- [PROVIDED MATERIAL]:
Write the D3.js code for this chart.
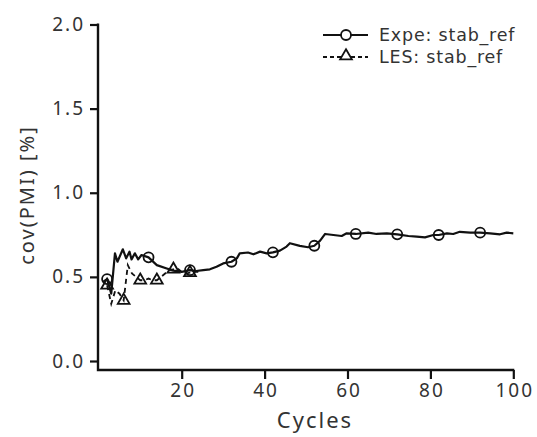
<!DOCTYPE html>
<html><head><meta charset="utf-8">
<script src="https://cdn.jsdelivr.net/npm/d3@7"></script>
<style>body{margin:0;background:#fff}svg{display:block}</style>
</head><body><svg id="c" width="537" height="437"></svg>
<script>
const expeCycles = [1,2,3,3.9,4.5,5.8,6.6,7.4,7.9,8.7,9.5,10.3,12,14,16.4,18,20,22,23.5,25.2,26.8,28.4,30,32,33.3,34,36,37.3,38.9,40.5,42,43.7,45.3,46.1,48.5,50.5,52,53.4,54.6,56.6,58.6,59.8,62,65,67,69.5,72,74.7,76.7,78.7,80.7,82,84,85.5,87.1,89.6,92,94.4,96.8,98.4,100];
const expeValues = [0.47,0.487,0.40,0.64,0.59,0.664,0.61,0.65,0.604,0.64,0.604,0.63,0.616,0.57,0.55,0.537,0.53,0.54,0.535,0.54,0.545,0.56,0.58,0.59,0.61,0.64,0.645,0.634,0.65,0.64,0.646,0.656,0.68,0.70,0.684,0.676,0.685,0.715,0.755,0.749,0.743,0.759,0.755,0.763,0.755,0.759,0.753,0.743,0.739,0.735,0.749,0.749,0.759,0.755,0.768,0.763,0.763,0.759,0.753,0.763,0.759];
const expeMarkerCycles = [2,12,22,32,42,52,62,72,82,92];
const lesCycles = [2,3,4,5,6,7,8,9,10,11,12,13,14,15,16,17,18,19,20,21,22,23,24];
const lesValues = [0.45,0.34,0.42,0.40,0.36,0.57,0.52,0.50,0.48,0.48,0.49,0.48,0.48,0.50,0.52,0.54,0.545,0.55,0.53,0.52,0.525,0.53,0.53];
const lesMarkerCycles = [2,6,10,14,18,22];
const xTicks = [20,40,60,80,100];
const yTicks = [0,0.5,1.0,1.5,2.0];
const legendLabels = ["Expe: stab_ref","LES: stab_ref"];

const svg = d3.select("#c");
const font = "'Noto Sans', 'DejaVu Sans', sans-serif";
const legendFont = "'DejaVu Sans', sans-serif";
const x = d3.scaleLinear().domain([0,100]).range([98.8,513.3]);
const y = d3.scaleLinear().domain([0,2]).range([361,24.5]);

// axes
const gx = svg.append("g").attr("transform","translate(0,370)")
  .call(d3.axisBottom(x).tickValues(xTicks).tickFormat(d3.format("d")).tickSize(9).tickPadding(5).tickSizeOuter(0));
const gy = svg.append("g").attr("transform","translate(98,0)")
  .call(d3.axisLeft(y).tickValues(yTicks).tickFormat(d3.format(".1f")).tickSize(8).tickPadding(5).tickSizeOuter(0));
[gx,gy].forEach(g=>{
  g.select(".domain").remove();
  g.selectAll(".tick line").attr("stroke","#111").attr("stroke-width",2.2);
  g.selectAll(".tick text").attr("font-family",font).attr("font-size",19).attr("letter-spacing",2).attr("fill","#333");
});
gx.selectAll(".tick text").attr("dx",1);
svg.append("path").attr("d",`M98,${y(2)-1}V370H${x(100)+1}`).attr("fill","none").attr("stroke","#111").attr("stroke-width",2.4);

// axis labels
svg.append("text").attr("x",315).attr("y",428).attr("text-anchor","middle")
  .attr("font-family",font).attr("font-size",22).attr("letter-spacing",2).attr("fill","#333").text("Cycles");
svg.append("text").attr("transform","translate(34,195) rotate(-90)").attr("text-anchor","middle")
  .attr("font-family",font).attr("font-size",20).attr("letter-spacing",2).attr("fill","#333").text("cov(PMI) [%]");

const line = d3.line().x(d=>x(d[0])).y(d=>y(d[1]));
const expe = expeCycles.map((c,i)=>[c,expeValues[i]]);
const les = lesCycles.map((c,i)=>[c,lesValues[i]]);
const interp = (arr, c) => { for(let i=1;i<arr.length;i++){ if(c<=arr[i][0]){const a=arr[i-1],b=arr[i];const t=(c-a[0])/(b[0]-a[0]);return a[1]+t*(b[1]-a[1]);} } return arr[arr.length-1][1]; };

svg.append("path").attr("d",line(les)).attr("fill","none").attr("stroke","#111").attr("stroke-width",1.8).attr("stroke-dasharray","5,4");
svg.append("path").attr("d",line(expe)).attr("fill","none").attr("stroke","#111").attr("stroke-width",2.2).attr("stroke-linejoin","round");

const tri = d3.symbol().type(d3.symbolTriangle).size(60);
svg.selectAll(".lm").data(lesMarkerCycles).join("path")
  .attr("transform",c=>`translate(${x(c)},${y(interp(les,c))})`).attr("d",tri)
  .attr("fill","none").attr("stroke","#111").attr("stroke-width",1.8);
svg.selectAll(".em").data(expeMarkerCycles).join("circle")
  .attr("cx",c=>x(c)).attr("cy",c=>y(interp(expe,c))).attr("r",5)
  .attr("fill","none").attr("stroke","#111").attr("stroke-width",1.8);

// legend
const lg = svg.append("g");
lg.append("line").attr("x1",323).attr("x2",368).attr("y1",35).attr("y2",35).attr("stroke","#111").attr("stroke-width",2);
lg.append("circle").attr("cx",346).attr("cy",35).attr("r",5).attr("fill","#fff").attr("stroke","#111").attr("stroke-width",1.8);
lg.append("line").attr("x1",323).attr("x2",368).attr("y1",57).attr("y2",57).attr("stroke","#111").attr("stroke-width",1.8).attr("stroke-dasharray","4,3");
lg.append("path").attr("transform","translate(346,56)").attr("d",tri).attr("fill","#fff").attr("stroke","#111").attr("stroke-width",1.8);
lg.selectAll("text").data(legendLabels).join("text")
  .attr("x",379).attr("y",(d,i)=>41+i*22).attr("font-family",legendFont).attr("font-size",17.5).attr("letter-spacing",0.8).attr("fill","#333").text(d=>d);
</script></body></html>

- [GOAL]: Reproduce the material in full, word for word, and omit the pictures.

- [SOLUTION TO THE EXERCISE]:
Write the D3.js code for this chart.
<!DOCTYPE html>
<html><head><meta charset="utf-8">
<script src="https://cdn.jsdelivr.net/npm/d3@7"></script>
<style>body{margin:0;background:#fff}svg{display:block}</style>
</head><body><svg id="c" width="537" height="437"></svg>
<script>
const expeCycles = [1,2,3,3.9,4.5,5.8,6.6,7.4,7.9,8.7,9.5,10.3,12,14,16.4,18,20,22,23.5,25.2,26.8,28.4,30,32,33.3,34,36,37.3,38.9,40.5,42,43.7,45.3,46.1,48.5,50.5,52,53.4,54.6,56.6,58.6,59.8,62,65,67,69.5,72,74.7,76.7,78.7,80.7,82,84,85.5,87.1,89.6,92,94.4,96.8,98.4,100];
const expeValues = [0.47,0.487,0.40,0.64,0.59,0.664,0.61,0.65,0.604,0.64,0.604,0.63,0.616,0.57,0.55,0.537,0.53,0.54,0.535,0.54,0.545,0.56,0.58,0.59,0.61,0.64,0.645,0.634,0.65,0.64,0.646,0.656,0.68,0.70,0.684,0.676,0.685,0.715,0.755,0.749,0.743,0.759,0.755,0.763,0.755,0.759,0.753,0.743,0.739,0.735,0.749,0.749,0.759,0.755,0.768,0.763,0.763,0.759,0.753,0.763,0.759];
const expeMarkerCycles = [2,12,22,32,42,52,62,72,82,92];
const lesCycles = [2,3,4,5,6,7,8,9,10,11,12,13,14,15,16,17,18,19,20,21,22,23,24];
const lesValues = [0.45,0.34,0.42,0.40,0.36,0.57,0.52,0.50,0.48,0.48,0.49,0.48,0.48,0.50,0.52,0.54,0.545,0.55,0.53,0.52,0.525,0.53,0.53];
const lesMarkerCycles = [2,6,10,14,18,22];
const xTicks = [20,40,60,80,100];
const yTicks = [0,0.5,1.0,1.5,2.0];
const legendLabels = ["Expe: stab_ref","LES: stab_ref"];

const svg = d3.select("#c");
const font = "'Noto Sans', 'DejaVu Sans', sans-serif";
const legendFont = "'DejaVu Sans', sans-serif";
const x = d3.scaleLinear().domain([0,100]).range([98.8,513.3]);
const y = d3.scaleLinear().domain([0,2]).range([361,24.5]);

// axes
const gx = svg.append("g").attr("transform","translate(0,370)")
  .call(d3.axisBottom(x).tickValues(xTicks).tickFormat(d3.format("d")).tickSize(9).tickPadding(5).tickSizeOuter(0));
const gy = svg.append("g").attr("transform","translate(98,0)")
  .call(d3.axisLeft(y).tickValues(yTicks).tickFormat(d3.format(".1f")).tickSize(8).tickPadding(5).tickSizeOuter(0));
[gx,gy].forEach(g=>{
  g.select(".domain").remove();
  g.selectAll(".tick line").attr("stroke","#111").attr("stroke-width",2.2);
  g.selectAll(".tick text").attr("font-family",font).attr("font-size",19).attr("letter-spacing",2).attr("fill","#333");
});
gx.selectAll(".tick text").attr("dx",1);
svg.append("path").attr("d",`M98,${y(2)-1}V370H${x(100)+1}`).attr("fill","none").attr("stroke","#111").attr("stroke-width",2.4);

// axis labels
svg.append("text").attr("x",315).attr("y",428).attr("text-anchor","middle")
  .attr("font-family",font).attr("font-size",22).attr("letter-spacing",2).attr("fill","#333").text("Cycles");
svg.append("text").attr("transform","translate(34,195) rotate(-90)").attr("text-anchor","middle")
  .attr("font-family",font).attr("font-size",20).attr("letter-spacing",2).attr("fill","#333").text("cov(PMI) [%]");

const line = d3.line().x(d=>x(d[0])).y(d=>y(d[1]));
const expe = expeCycles.map((c,i)=>[c,expeValues[i]]);
const les = lesCycles.map((c,i)=>[c,lesValues[i]]);
const interp = (arr, c) => { for(let i=1;i<arr.length;i++){ if(c<=arr[i][0]){const a=arr[i-1],b=arr[i];const t=(c-a[0])/(b[0]-a[0]);return a[1]+t*(b[1]-a[1]);} } return arr[arr.length-1][1]; };

svg.append("path").attr("d",line(les)).attr("fill","none").attr("stroke","#111").attr("stroke-width",1.8).attr("stroke-dasharray","5,4");
svg.append("path").attr("d",line(expe)).attr("fill","none").attr("stroke","#111").attr("stroke-width",2.2).attr("stroke-linejoin","round");

const tri = d3.symbol().type(d3.symbolTriangle).size(60);
svg.selectAll(".lm").data(lesMarkerCycles).join("path")
  .attr("transform",c=>`translate(${x(c)},${y(interp(les,c))})`).attr("d",tri)
  .attr("fill","none").attr("stroke","#111").attr("stroke-width",1.8);
svg.selectAll(".em").data(expeMarkerCycles).join("circle")
  .attr("cx",c=>x(c)).attr("cy",c=>y(interp(expe,c))).attr("r",5)
  .attr("fill","none").attr("stroke","#111").attr("stroke-width",1.8);

// legend
const lg = svg.append("g");
lg.append("line").attr("x1",323).attr("x2",368).attr("y1",35).attr("y2",35).attr("stroke","#111").attr("stroke-width",2);
lg.append("circle").attr("cx",346).attr("cy",35).attr("r",5).attr("fill","#fff").attr("stroke","#111").attr("stroke-width",1.8);
lg.append("line").attr("x1",323).attr("x2",368).attr("y1",57).attr("y2",57).attr("stroke","#111").attr("stroke-width",1.8).attr("stroke-dasharray","4,3");
lg.append("path").attr("transform","translate(346,56)").attr("d",tri).attr("fill","#fff").attr("stroke","#111").attr("stroke-width",1.8);
lg.selectAll("text").data(legendLabels).join("text")
  .attr("x",379).attr("y",(d,i)=>41+i*22).attr("font-family",legendFont).attr("font-size",17.5).attr("letter-spacing",0.8).attr("fill","#333").text(d=>d);
</script></body></html>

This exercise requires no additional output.